O que nos coloca como protagonistas de nossa própria história? Será que todos se percebem como personagens principais de sua própria vida? E quando essa apropriação do ser é fruto da vivência de corpos pretos? Enquanto afrodescendente e pensante, me questiono sobre as diferentes realidades do povo preto, nordestino ou não, para construção da identidade afro-brasileira. Reflito sobre os modos da sociedade brasileira racista, judaico-cristã, preconceituosa, fundar seus preceitos institucionais e consolidar práticas de violência sistémica ligada ao fenótipo e a uma herança escravista do povo preto. Será que as situações de experiência de vida de corpos pretos e não-pretos é demarcada da mesma maneira em nossa sociedade? E eu? Como me percebo?  Por acaso sou protagonista de mim mesmo e das minhas relações entre a sociedade e tudo o que dela vem e me atravessa? Foram questões como essa, dentre tantas outras que fiquei refletindo enquanto assistia ao espetáculo “Prot{agô}nistas – O Movimento Negro no Picadeiro”.

O espetáculo circense teve uma rápida passagem pelo Teatro do  Parque, nos dias 02, 03 e 04 de junho. Partindo de uma proposta reflexiva quanto às vivências múltiplas da negritude, por intermédio de narrativa afro-referenciada, o espetáculo potencializa de maneira muito afetiva, interessante e divertida, música, dança, teatro e circo. Contando com números hipnotizantes e vigorosos com técnicas que chamavam a atenção e uma iluminação bonita, precisa, com tons de cor e projeções assertivas, vibrantes, criando uma atmosfera de alegria, força e vitalidade. Em alguns momentos me sentia de fato num circo.

Contando com números de trapézio, tecido, perna de pau, contorcionismo, malabarismo, palhaçaria, músicos e cantores versáteis, que ora cantavam, ora atuavam ou até tocavam instrumentos durante a apresentação, o que  ajudou a deixar o público emocionado e compenetrado em tudo que estava sendo proporcionado no palco.
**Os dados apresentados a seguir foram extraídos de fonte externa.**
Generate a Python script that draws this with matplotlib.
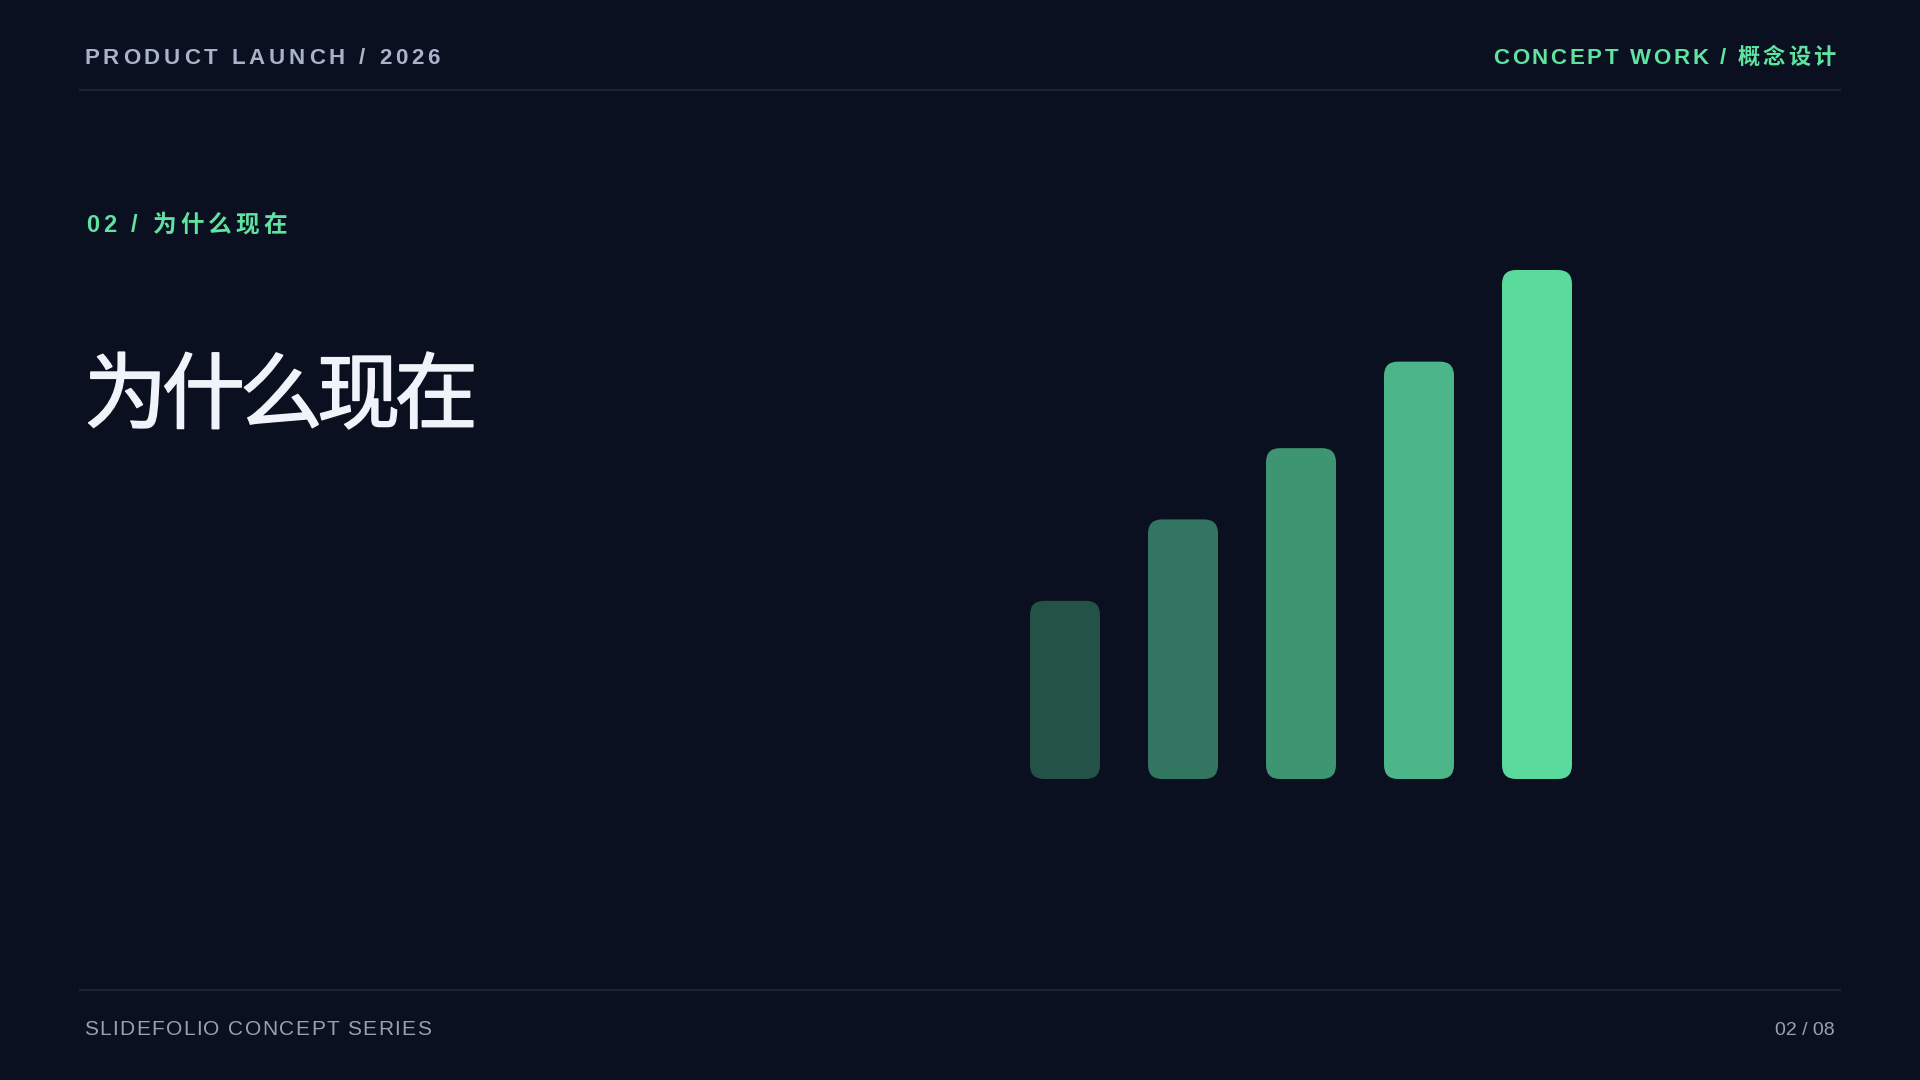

Lembro que diversas vezes me percebia de boca aberta, impressionado com o que estava acontecendo em cena, tudo era sintonizado, afinado e trazendo uma estética de escolha de adereços cênicos e de figurino bem definidos, com estampas em xadrez, flores, estampas de bichos, um estilo de escolha de figurino numa estética que lembra o afrofuturismo, composto por cores vivas, fortes e chamativas, que em momentos oportunos, misturavam-se as luzes que eram projetadas nos atores, cantores no decorrer da apresentação.
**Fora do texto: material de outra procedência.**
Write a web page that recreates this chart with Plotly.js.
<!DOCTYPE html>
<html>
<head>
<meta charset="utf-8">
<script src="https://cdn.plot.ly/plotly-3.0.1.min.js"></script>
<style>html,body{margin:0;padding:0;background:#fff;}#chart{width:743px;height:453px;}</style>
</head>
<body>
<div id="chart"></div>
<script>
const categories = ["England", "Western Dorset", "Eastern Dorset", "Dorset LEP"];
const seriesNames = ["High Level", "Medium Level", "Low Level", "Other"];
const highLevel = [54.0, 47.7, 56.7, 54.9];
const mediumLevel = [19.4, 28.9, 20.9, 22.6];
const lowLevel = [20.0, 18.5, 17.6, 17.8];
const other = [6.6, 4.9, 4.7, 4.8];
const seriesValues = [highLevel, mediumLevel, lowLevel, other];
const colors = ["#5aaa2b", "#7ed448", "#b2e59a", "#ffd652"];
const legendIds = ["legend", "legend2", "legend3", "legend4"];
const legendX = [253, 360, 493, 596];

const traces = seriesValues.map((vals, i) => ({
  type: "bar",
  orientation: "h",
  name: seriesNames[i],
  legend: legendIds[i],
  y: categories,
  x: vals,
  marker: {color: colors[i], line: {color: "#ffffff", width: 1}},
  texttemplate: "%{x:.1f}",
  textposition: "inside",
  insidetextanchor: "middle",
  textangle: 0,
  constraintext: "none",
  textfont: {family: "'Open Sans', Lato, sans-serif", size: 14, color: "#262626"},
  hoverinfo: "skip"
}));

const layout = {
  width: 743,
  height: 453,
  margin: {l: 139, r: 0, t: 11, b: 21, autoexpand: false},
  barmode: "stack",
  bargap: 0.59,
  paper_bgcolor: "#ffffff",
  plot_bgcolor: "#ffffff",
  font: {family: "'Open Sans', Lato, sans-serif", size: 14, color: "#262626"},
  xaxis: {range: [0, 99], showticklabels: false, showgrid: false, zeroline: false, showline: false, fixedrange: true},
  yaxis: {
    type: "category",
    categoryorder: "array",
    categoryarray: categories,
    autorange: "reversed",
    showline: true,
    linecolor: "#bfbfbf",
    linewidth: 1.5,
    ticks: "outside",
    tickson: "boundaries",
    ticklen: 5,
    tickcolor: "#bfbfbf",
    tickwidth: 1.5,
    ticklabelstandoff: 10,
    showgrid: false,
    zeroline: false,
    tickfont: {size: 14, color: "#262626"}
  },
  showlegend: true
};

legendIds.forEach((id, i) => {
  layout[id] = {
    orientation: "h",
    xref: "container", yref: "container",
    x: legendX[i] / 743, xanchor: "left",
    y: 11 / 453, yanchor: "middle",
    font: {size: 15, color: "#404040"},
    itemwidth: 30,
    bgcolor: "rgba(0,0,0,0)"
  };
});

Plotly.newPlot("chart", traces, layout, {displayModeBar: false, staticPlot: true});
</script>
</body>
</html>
Em diversos momentos como, por exemplo, o que as atrizes e cantoras se uniam a cantar e performar no palco, enaltecendo a pretitude e a força feminina, éramos estimulados a refletir sobre problemas e situações de enfrentamento a inúmeras dinâmicas de vida que colocam em xeque a maneira contraditória com que os afrodescendentes são tratados por parte do Estado em nossa sociedade. Vale pontuar que as canções autorais que ocorriam durante a apresentação do espetáculo dirigido por Ricardo Rodrigues, trazem de forma clara que o orgulho em ser preto, de ser afrodescendente, e a força em lutar por equidade e por um mundo antirracista, são uma luta partilhada, e que o espetáculo e o coletivo que o forma, refletem e pensam de maneira a fortalecer o coletivo dialogando com o preceito do aquilombamento e o fortalecimento dos afrodescendentes dinamisado em diversas esferas e possibilidades. 

Foi muito bonito ver tantos pretos talentosos e politizados em cena, o espetáculo do coletivo é vibrante e se expressa, dá voz a problemas pormenorizados na nossa sociedade, escancara o racismo estrutural do Brasil que se delimita em toda e qualquer capital da nação, infelizmente, e coloca os pretos em papel de protagonizar a arte circense por meio do teatro, Teatro e política em sintonia, falando sobre vida e suas nuances. A técnica do elenco é de tirar o fôlego, é um salutar  que um espetáculo tão expressivo e necessário tenha vindo para a capital recifense, foi impactante perceber-me emocionado e rir e chorar, foi teatro em latência, força, cheiros e cores. Agô!